A Chevron and Shell gas station post the same prices for gasoline, Dec. 12, 2022, in Miami, Florida.
A Chevron and Shell gas station post the same prices for gasoline, Dec. 12, 2022, in Miami, Florida.

The increase in U.S. consumer prices eased again in November, rising at their slowest pace since last December, the Labor Department reported Tuesday.

The consumer price index climbed 7.1% in November from a year ago, down sharply from the 7.7% figure recorded in October and continuing a trend of slower-paced inflation since the 9.1% peak in June.

While gasoline prices at service station pumps have dropped markedly in recent months, food prices remain much higher than normal in the world’s biggest economy.
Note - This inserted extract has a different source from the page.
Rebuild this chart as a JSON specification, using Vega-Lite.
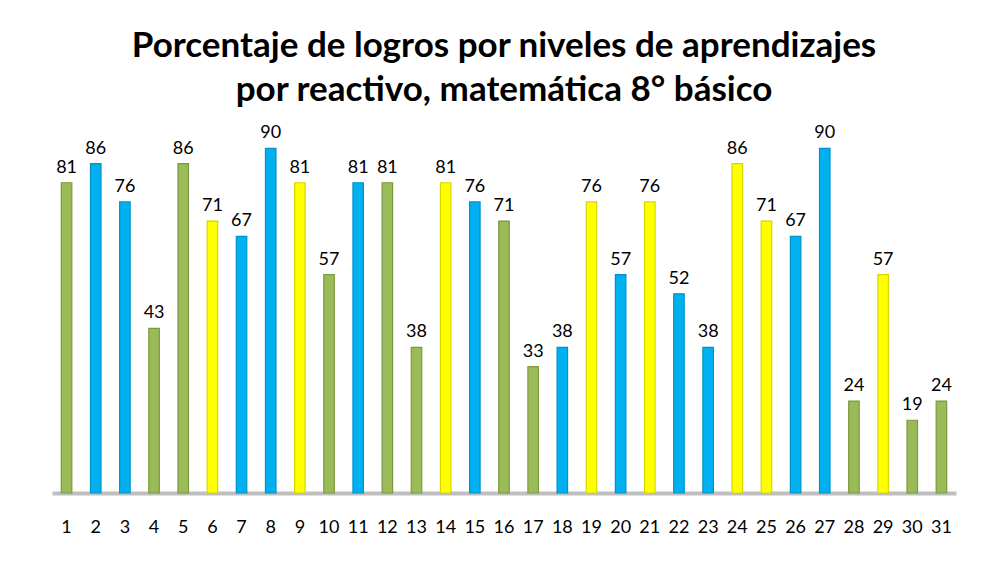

But overall, the inflation rate has dropped from the four-decade high in mid-2022, while remaining well above the 2.1% average rate in the three years before the coronavirus pandemic significantly affected the American economy starting in March 2020.

On a month-to-month basis, consumer prices also eased, increasing a tenth of a percentage point in November over October, down from the 0.3% figure in October and 0.6% increases in both August and September.

Gasoline, utility, medical care and used-car prices all fell in November.

The latest consumer price report likely leaves policymakers at the country’s central bank, the Federal Reserve, on track Wednesday to increase its benchmark interest rate by a half percentage point, after it had imposed 0.75% increases at four straight meetings to curb the rampant inflation rate.

The benchmark rate was near zero earlier this year, and now with Wednesday’s expected increase, would reach 4.25 to 4.5%.

The benchmark rate ripples throughout the U.S. economy, pushing borrowing costs higher for businesses buying supplies and raw products and for consumers getting loans to buy cars, furniture and other consumer goods.

U.S. President Joe Biden took note of the slowing pace of inflation and said he hopes prices will be back to normal by the end of next year.

"I want to be clear, it's going to take time to get inflation back to normal levels,” he said at the White House. “As we make the transition to a more stable growth, we could see setbacks along the way, as well. We shouldn't take anything for granted."

Biden said his goal was to get price increases under control without stunting economic growth. Even with millions of families struggling to make ends meet, the U.S. continues to add hundreds of thousands of new jobs to corporate payrolls every month, and the U.S. jobless rate remains near a five-decade low.